§ **Challenge**: Print the material below exactly as it stands, please, from its first line to the line holding "const yGrid = d3.range(1000, 13001, 1000);", with no pictures.

━━ Recorded data

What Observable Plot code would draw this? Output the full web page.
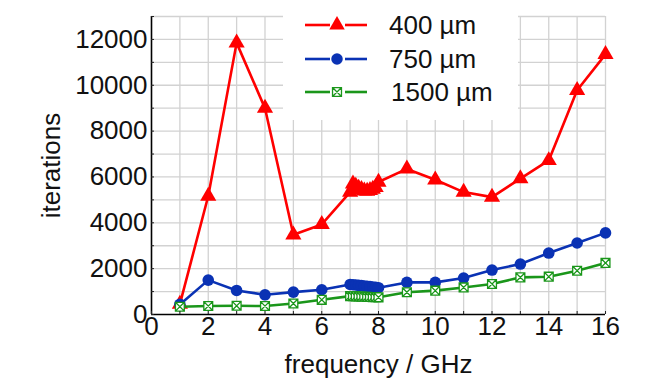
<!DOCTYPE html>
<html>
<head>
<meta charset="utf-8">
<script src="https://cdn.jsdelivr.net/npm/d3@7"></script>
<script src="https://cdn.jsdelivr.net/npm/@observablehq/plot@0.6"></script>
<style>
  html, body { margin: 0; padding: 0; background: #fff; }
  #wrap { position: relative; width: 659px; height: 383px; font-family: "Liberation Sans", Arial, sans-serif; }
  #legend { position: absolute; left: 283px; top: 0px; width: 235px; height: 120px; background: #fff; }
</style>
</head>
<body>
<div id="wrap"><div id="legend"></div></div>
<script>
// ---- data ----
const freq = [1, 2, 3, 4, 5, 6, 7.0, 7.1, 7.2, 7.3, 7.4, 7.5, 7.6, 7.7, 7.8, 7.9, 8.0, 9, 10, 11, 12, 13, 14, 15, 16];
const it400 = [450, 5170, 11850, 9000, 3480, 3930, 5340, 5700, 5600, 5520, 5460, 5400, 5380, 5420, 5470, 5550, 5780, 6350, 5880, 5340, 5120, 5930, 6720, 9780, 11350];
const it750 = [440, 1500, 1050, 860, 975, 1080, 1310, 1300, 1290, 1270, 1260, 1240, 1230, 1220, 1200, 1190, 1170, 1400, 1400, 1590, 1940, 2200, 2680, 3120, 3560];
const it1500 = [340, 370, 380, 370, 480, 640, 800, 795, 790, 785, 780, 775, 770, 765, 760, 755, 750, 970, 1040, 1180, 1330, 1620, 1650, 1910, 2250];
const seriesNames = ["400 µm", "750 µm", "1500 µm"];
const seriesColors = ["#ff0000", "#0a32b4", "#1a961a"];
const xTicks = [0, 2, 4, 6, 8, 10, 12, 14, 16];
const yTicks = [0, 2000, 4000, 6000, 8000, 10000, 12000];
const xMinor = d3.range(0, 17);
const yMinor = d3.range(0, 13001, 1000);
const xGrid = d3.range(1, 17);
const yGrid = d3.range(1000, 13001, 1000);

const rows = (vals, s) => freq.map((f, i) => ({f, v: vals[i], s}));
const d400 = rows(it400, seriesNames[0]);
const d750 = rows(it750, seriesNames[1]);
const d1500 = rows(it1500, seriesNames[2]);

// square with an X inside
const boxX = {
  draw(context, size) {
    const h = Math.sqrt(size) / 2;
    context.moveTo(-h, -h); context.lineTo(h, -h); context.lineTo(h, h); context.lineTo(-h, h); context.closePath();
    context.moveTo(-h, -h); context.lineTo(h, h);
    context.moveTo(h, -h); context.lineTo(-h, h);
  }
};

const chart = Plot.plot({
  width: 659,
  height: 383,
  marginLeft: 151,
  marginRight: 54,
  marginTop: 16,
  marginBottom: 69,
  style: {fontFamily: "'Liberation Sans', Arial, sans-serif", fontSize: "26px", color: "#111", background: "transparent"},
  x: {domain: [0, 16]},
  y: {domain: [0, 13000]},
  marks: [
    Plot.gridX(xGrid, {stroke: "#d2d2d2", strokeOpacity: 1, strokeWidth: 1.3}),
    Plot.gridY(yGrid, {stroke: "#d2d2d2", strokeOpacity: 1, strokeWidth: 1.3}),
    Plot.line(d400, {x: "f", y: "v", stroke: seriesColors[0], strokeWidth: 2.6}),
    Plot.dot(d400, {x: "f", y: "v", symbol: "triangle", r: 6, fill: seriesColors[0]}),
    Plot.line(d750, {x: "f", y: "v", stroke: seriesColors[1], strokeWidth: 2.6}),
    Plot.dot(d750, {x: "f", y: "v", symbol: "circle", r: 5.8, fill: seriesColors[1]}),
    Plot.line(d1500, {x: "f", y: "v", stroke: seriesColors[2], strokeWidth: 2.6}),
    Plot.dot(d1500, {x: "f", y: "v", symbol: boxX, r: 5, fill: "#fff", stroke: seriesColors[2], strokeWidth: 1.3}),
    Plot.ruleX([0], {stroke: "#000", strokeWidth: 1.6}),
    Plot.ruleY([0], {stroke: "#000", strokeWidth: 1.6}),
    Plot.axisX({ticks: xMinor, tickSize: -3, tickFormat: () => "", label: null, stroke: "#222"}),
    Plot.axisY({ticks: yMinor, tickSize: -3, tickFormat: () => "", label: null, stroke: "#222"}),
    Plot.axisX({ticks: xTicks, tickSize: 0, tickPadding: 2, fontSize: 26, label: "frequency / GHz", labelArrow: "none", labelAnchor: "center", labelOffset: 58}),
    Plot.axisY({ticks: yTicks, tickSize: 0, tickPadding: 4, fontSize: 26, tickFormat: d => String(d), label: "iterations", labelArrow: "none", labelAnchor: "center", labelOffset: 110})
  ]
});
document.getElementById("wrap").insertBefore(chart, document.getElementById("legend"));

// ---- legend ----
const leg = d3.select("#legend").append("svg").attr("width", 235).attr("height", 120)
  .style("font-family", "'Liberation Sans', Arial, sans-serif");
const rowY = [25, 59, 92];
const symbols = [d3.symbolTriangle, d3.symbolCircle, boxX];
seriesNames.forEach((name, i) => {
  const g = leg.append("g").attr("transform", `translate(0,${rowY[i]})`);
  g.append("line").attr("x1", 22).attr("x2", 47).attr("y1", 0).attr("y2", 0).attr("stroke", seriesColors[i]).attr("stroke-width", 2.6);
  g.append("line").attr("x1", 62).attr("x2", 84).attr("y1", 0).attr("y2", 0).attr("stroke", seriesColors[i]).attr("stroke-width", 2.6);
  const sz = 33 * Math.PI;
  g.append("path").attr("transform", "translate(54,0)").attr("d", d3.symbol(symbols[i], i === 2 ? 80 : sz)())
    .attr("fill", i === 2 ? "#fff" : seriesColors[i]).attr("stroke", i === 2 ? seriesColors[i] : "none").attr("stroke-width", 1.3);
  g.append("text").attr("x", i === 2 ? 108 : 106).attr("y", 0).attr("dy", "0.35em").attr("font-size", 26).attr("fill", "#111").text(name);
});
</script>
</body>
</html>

━━━━

§ **Correct response**:
What Observable Plot code would draw this? Output the full web page.
<!DOCTYPE html>
<html>
<head>
<meta charset="utf-8">
<script src="https://cdn.jsdelivr.net/npm/d3@7"></script>
<script src="https://cdn.jsdelivr.net/npm/@observablehq/plot@0.6"></script>
<style>
  html, body { margin: 0; padding: 0; background: #fff; }
  #wrap { position: relative; width: 659px; height: 383px; font-family: "Liberation Sans", Arial, sans-serif; }
  #legend { position: absolute; left: 283px; top: 0px; width: 235px; height: 120px; background: #fff; }
</style>
</head>
<body>
<div id="wrap"><div id="legend"></div></div>
<script>
// ---- data ----
const freq = [1, 2, 3, 4, 5, 6, 7.0, 7.1, 7.2, 7.3, 7.4, 7.5, 7.6, 7.7, 7.8, 7.9, 8.0, 9, 10, 11, 12, 13, 14, 15, 16];
const it400 = [450, 5170, 11850, 9000, 3480, 3930, 5340, 5700, 5600, 5520, 5460, 5400, 5380, 5420, 5470, 5550, 5780, 6350, 5880, 5340, 5120, 5930, 6720, 9780, 11350];
const it750 = [440, 1500, 1050, 860, 975, 1080, 1310, 1300, 1290, 1270, 1260, 1240, 1230, 1220, 1200, 1190, 1170, 1400, 1400, 1590, 1940, 2200, 2680, 3120, 3560];
const it1500 = [340, 370, 380, 370, 480, 640, 800, 795, 790, 785, 780, 775, 770, 765, 760, 755, 750, 970, 1040, 1180, 1330, 1620, 1650, 1910, 2250];
const seriesNames = ["400 µm", "750 µm", "1500 µm"];
const seriesColors = ["#ff0000", "#0a32b4", "#1a961a"];
const xTicks = [0, 2, 4, 6, 8, 10, 12, 14, 16];
const yTicks = [0, 2000, 4000, 6000, 8000, 10000, 12000];
const xMinor = d3.range(0, 17);
const yMinor = d3.range(0, 13001, 1000);
const xGrid = d3.range(1, 17);
const yGrid = d3.range(1000, 13001, 1000);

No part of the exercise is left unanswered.